In a country with low population growth, 80% of the HIV infected population is between the ages of 15-30, Russia has a significant reason to worry about its future. Currently HIV patients comprise of 1% of the Russian population and an infection rate that is 10 times faster than UK. However, fear and ignorance is prominent in Russia’s tragedy.
he HIV and AIDS epidemic in Russia and the Eastern European and Central Asian region is growing at an exponential rate. Many experts in the field say that the problem the countries in this region faces are far worse than Africa but it is widely ignored. It is also very important to note that in this region, 90% of the HIV & AIDS cases are reported in Ukraine and Russia. And in Russia alone, two thirds of this regions HIV cases are reported. In total, the 2007 estimates indicate that there are around 1.5 million people living with HIV, with close to 60,000-70,000 individuals dying from AIDS. The prevalence rate of HIV among the adult population in Russia and Ukraine has doubled between 2001 and 2007 while the rates in Africa and Southeastern Asia actually fell. As of 2008, it is estimated that there are close to 1 million HIV infected individuals living in Russia.
The first case of HIV was reported in the Soviet Union in the year of 1986 due to homosexual relationship between soviet soldiers. Since homosexuality was forbidden, the matter was quickly covered up and HIV/AIDS did not receive the proper attention it needed. Rather, the issue was largely branded into a disease that only affects the gay population. Much like in the United States, HIV was treated as GRIDS (Gay Related Immune Deficiency) was treated in the early days of HIV in the US. Many individuals were tested for AIDS and HIV without their knowledge and those discovered faced extreme social discrimination. Thus many more infected individuals went unreported and the HIV/AIDS continued to grow.
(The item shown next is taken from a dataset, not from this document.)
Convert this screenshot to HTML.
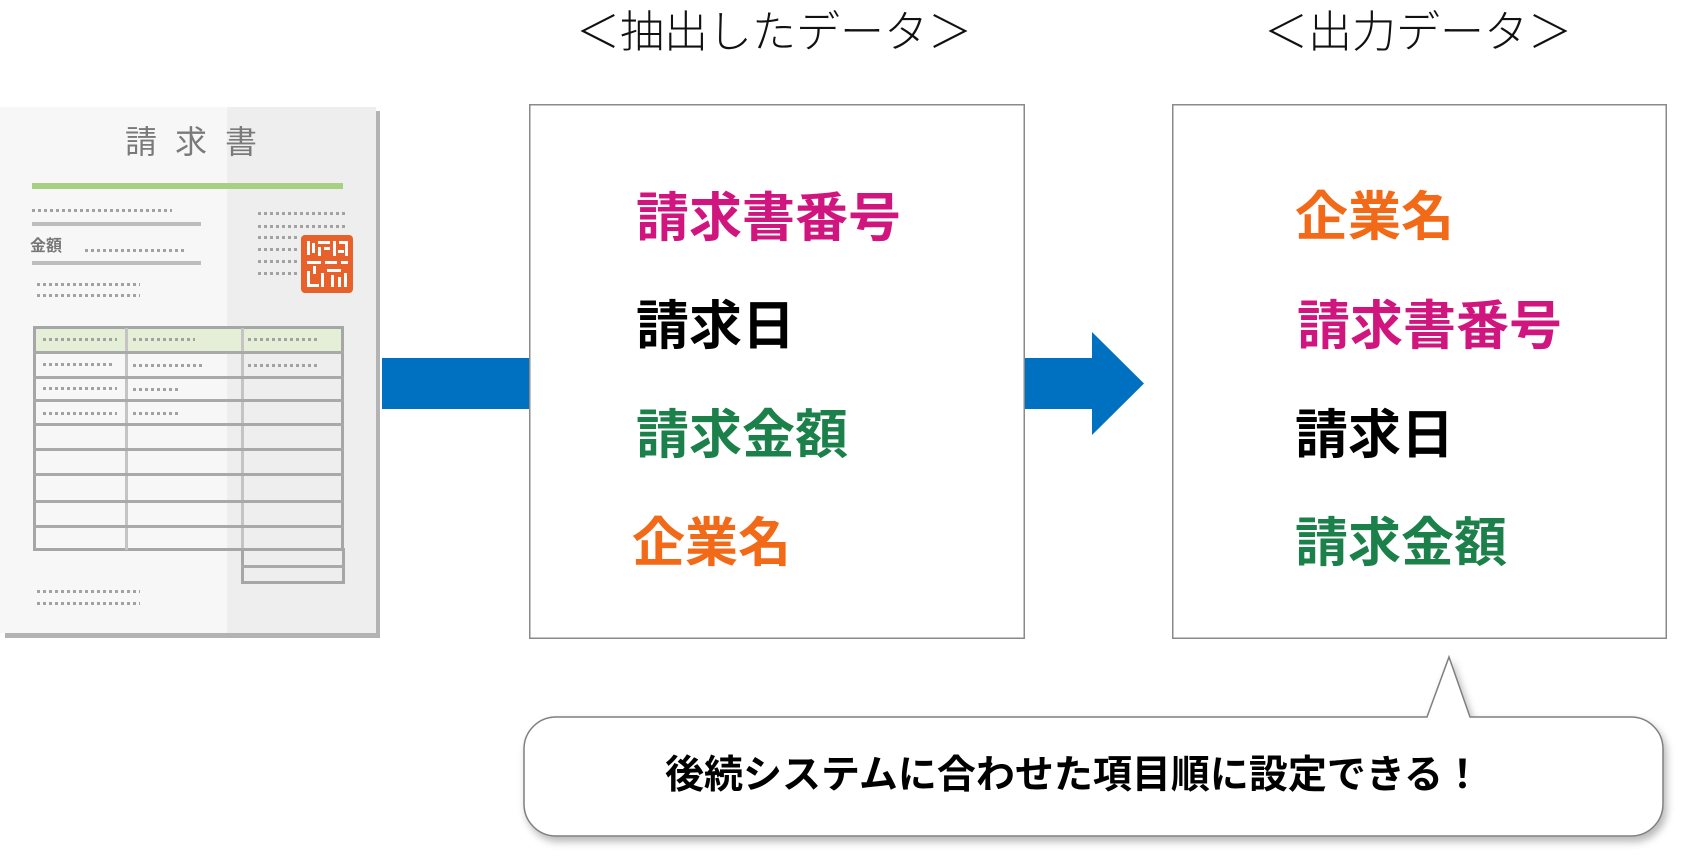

The economic and political instability of the Soviet Union and the emerge of the young Russian Federation also played a key role in contributing to the problem. Unlike the western nations, Russia never really had a well developed health care sector. In fact, to this day (2009), Russia still does not have a decent health care system. Thus a HIV/AIDS awareness campaign was not a priority for the government and the health care sector had no resources or enough organization to even begin addressing the strong need for better reproductive health among the populace. During this period, the fall of Soviet Union led to harsh economic conditions in much of Eastern Europe and Russia. The rise of prostitution and the sex industry began to intensify the HIV epidemic. The sex workers are not educated about STDs or about HIV and many do not use any protection. To make matters worse, Russian were reported to have high rates of sexually transmitted diseases and the use of intravenous drugs began to multiply the risk factors.